● TASK PROMPT:
Everything from the first line of the data below through the line that contains "label_shift = [-2.5, -3.0, -0.9, -2.8, 2.7, 2.9, -0.5]" should be written out exactly, please, and nothing more; the pictures stay out.
--- START OF AVAILABLE DATA ---
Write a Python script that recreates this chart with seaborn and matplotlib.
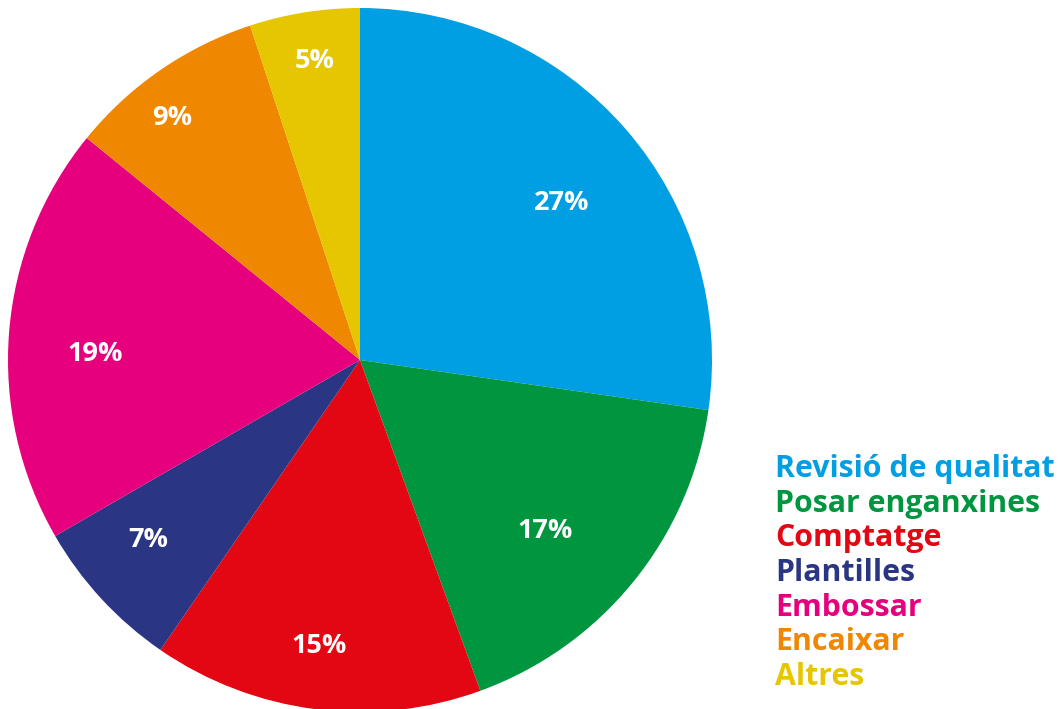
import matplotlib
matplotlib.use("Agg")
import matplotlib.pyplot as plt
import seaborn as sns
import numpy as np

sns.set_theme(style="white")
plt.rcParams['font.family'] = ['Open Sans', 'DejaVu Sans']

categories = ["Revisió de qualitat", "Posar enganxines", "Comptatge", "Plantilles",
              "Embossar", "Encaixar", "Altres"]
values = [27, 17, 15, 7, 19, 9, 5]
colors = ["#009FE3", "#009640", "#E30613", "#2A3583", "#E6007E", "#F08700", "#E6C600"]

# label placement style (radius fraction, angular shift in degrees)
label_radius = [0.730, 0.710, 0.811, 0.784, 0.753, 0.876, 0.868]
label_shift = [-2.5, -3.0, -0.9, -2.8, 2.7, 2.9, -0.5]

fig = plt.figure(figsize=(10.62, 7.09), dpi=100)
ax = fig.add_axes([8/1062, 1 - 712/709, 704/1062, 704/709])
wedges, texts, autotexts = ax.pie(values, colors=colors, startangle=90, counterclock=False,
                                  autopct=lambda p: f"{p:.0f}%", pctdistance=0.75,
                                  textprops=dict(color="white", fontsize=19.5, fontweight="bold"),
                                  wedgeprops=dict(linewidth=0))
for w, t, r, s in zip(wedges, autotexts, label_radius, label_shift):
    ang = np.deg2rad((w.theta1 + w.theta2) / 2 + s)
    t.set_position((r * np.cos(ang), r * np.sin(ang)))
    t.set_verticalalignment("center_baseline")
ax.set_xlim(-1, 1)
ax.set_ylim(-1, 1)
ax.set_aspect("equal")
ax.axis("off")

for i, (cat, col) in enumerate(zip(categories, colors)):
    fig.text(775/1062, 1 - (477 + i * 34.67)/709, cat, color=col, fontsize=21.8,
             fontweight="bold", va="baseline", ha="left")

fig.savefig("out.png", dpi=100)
--- END OF AVAILABLE DATA ---
● SOLVED EXERCISE:
Write a Python script that recreates this chart with seaborn and matplotlib.
import matplotlib
matplotlib.use("Agg")
import matplotlib.pyplot as plt
import seaborn as sns
import numpy as np

sns.set_theme(style="white")
plt.rcParams['font.family'] = ['Open Sans', 'DejaVu Sans']

categories = ["Revisió de qualitat", "Posar enganxines", "Comptatge", "Plantilles",
              "Embossar", "Encaixar", "Altres"]
values = [27, 17, 15, 7, 19, 9, 5]
colors = ["#009FE3", "#009640", "#E30613", "#2A3583", "#E6007E", "#F08700", "#E6C600"]

# label placement style (radius fraction, angular shift in degrees)
label_radius = [0.730, 0.710, 0.811, 0.784, 0.753, 0.876, 0.868]
label_shift = [-2.5, -3.0, -0.9, -2.8, 2.7, 2.9, -0.5]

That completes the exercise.